As children of Eden, we were cast from paradise once we bit into the fruit from the Tree of Knowledge of Good and Evil. From there did we learn to call the serpent evil for seducing our dear ancestors into biting into the apple and causing us to be casted, while at the same time did we learn to call god good despite the outrageous misfortunes he has at times placed on all of us (for example, like putting the tree there in the first place?). And the only excuse we have for this logic is because we only know good and evil as we are taught it. As the god, or gods, have taught us it. However, what Akem brought to us might be considered a challenge to this. If Akem was repurposed in this way, then would the gods not be upset if we were to betray their present alignments of good and evil?
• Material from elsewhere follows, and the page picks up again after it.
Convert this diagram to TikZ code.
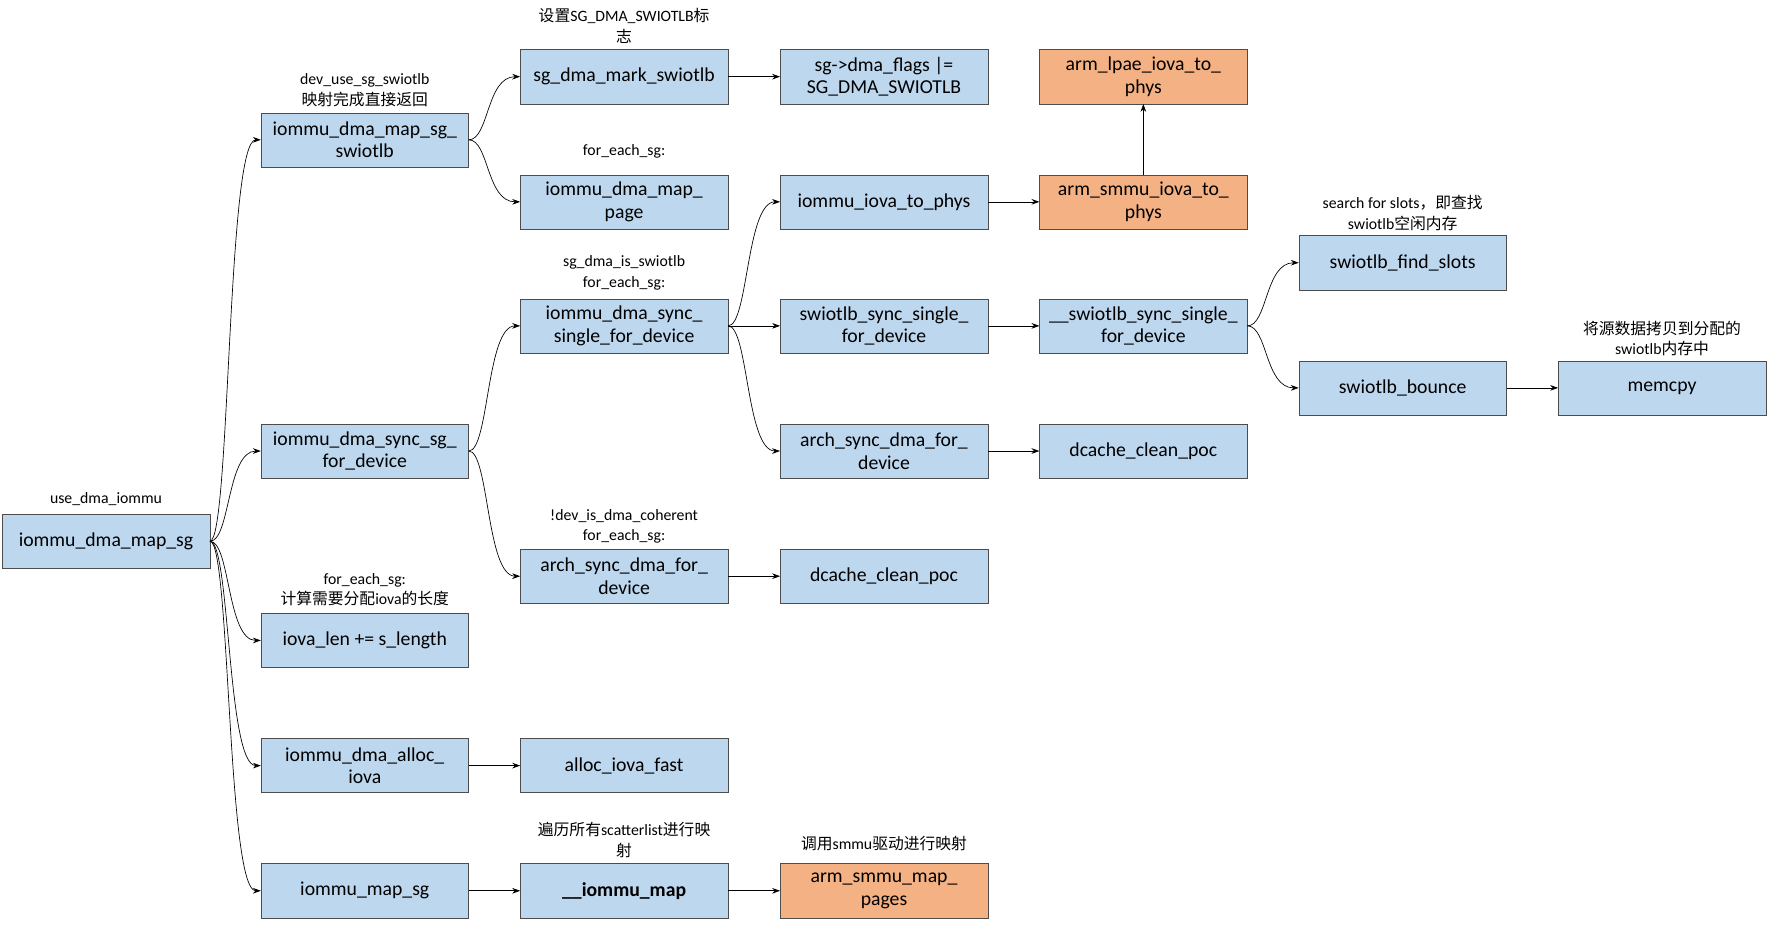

Now, I don’t mean to offend anyone who practises Zoroastrianism by siding myself with the devil character, and I admit I haven’t really dwelled into any study of the religion to make any kind of concrete realizations. It’s not my intention to overstep my boundaries. What I’m simply exercising with this thought is a narrative practise, using Akem as an archetypal symbol and challenging the way it could be used. Who knows how, or why the word “Akem” was brought up on the Ouiji board that night, possibly because my brother was consciously moving the tablet as some kind of elaborate against-the-little-brother prank, possibly because my brother is the one who is possessed and was currently spreading the message of the devil (Ha! Suck on that big bro!). However, in my re-using of Akem, with the thoughts I had concerning the concept, I’ve been having fun treating myself to mind games at night. Now if I could only figure out what 2020 China and what ‘If I die Make Lake’ meant I could perhaps focus on less conceptual modes of thought.